◆ **EXERCISE PROMPT**:
Exactly repeat the lines starting at the one that holds "Write a Python" and ending at the one that holds "import plotly.graph_objects as go". Both end lines count; leave out everything else.
'''
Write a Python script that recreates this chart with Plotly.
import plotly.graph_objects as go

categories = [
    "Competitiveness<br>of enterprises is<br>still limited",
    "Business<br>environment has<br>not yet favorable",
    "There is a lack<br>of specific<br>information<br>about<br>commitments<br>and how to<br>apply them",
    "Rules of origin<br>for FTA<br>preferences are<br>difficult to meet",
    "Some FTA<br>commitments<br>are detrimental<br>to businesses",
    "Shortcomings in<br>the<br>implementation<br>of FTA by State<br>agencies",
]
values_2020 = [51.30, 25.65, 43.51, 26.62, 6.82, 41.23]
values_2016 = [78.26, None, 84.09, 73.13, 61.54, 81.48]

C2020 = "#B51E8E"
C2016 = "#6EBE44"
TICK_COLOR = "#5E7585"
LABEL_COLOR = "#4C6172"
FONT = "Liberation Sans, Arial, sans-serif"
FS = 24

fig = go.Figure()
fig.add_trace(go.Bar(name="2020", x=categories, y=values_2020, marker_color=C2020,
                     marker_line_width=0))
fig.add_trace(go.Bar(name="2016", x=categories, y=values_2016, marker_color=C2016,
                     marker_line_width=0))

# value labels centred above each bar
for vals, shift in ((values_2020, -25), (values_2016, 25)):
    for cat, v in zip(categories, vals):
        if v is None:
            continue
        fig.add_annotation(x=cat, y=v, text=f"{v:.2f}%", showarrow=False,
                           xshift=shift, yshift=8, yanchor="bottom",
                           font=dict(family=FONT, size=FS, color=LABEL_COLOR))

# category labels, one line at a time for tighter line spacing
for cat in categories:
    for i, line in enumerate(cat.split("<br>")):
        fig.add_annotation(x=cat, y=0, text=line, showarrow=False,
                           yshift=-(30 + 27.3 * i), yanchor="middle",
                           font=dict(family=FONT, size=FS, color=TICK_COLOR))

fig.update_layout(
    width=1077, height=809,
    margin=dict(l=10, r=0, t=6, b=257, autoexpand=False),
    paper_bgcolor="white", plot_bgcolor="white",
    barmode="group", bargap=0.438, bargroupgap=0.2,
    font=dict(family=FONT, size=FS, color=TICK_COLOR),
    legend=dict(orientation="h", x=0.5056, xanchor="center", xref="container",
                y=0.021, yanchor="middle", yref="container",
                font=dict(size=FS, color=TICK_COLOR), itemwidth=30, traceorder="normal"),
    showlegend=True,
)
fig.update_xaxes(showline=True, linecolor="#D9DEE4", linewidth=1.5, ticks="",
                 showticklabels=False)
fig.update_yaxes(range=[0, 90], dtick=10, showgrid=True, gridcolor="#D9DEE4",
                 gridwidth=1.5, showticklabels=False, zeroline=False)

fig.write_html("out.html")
'''
'''
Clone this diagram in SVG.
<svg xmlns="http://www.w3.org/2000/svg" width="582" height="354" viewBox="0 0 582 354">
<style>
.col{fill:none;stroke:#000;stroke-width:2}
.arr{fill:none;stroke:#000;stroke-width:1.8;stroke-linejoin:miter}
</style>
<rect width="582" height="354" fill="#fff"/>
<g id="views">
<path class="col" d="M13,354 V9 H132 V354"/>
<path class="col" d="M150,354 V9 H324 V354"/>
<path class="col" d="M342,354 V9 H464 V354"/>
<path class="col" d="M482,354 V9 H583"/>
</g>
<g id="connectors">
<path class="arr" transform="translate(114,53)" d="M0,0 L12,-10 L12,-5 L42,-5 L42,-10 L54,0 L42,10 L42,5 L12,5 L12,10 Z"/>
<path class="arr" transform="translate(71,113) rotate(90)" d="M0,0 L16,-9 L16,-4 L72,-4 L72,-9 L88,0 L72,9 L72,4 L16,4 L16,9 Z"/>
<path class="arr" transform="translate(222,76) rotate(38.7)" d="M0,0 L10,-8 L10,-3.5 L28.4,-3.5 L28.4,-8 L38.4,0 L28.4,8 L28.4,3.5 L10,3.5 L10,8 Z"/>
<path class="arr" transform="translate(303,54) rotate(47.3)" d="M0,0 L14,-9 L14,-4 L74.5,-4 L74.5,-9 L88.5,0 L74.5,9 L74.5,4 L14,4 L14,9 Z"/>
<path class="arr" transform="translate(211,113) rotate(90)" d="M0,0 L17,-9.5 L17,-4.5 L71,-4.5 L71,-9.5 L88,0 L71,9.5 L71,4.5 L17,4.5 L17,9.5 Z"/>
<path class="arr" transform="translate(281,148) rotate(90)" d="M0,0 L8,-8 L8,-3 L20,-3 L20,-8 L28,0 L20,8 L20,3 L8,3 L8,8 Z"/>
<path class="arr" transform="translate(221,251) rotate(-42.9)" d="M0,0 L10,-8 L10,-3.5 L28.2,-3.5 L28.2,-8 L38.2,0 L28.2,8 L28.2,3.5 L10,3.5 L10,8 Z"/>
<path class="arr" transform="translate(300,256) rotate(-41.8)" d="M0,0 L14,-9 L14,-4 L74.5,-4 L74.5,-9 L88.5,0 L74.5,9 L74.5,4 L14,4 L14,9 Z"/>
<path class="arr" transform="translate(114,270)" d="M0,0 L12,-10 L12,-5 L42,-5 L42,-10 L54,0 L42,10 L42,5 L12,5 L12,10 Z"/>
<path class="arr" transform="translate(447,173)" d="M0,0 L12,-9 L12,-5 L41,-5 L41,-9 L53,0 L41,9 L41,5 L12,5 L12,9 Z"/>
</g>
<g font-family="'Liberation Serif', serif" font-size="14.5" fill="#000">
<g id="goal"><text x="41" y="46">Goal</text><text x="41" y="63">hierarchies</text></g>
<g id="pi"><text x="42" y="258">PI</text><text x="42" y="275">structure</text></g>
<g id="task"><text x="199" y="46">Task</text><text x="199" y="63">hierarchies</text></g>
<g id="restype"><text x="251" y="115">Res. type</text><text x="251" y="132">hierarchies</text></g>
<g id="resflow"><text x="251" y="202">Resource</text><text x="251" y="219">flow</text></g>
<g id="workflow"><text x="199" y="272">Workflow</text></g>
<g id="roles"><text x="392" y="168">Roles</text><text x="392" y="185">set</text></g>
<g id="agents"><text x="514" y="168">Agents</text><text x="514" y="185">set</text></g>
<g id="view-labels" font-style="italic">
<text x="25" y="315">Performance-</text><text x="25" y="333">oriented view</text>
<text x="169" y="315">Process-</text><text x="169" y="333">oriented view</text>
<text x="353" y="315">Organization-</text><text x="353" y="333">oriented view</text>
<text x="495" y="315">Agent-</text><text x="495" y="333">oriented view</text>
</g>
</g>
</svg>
'''
◆ **ANSWER IN FULL**:
Write a Python script that recreates this chart with Plotly.
import plotly.graph_objects as go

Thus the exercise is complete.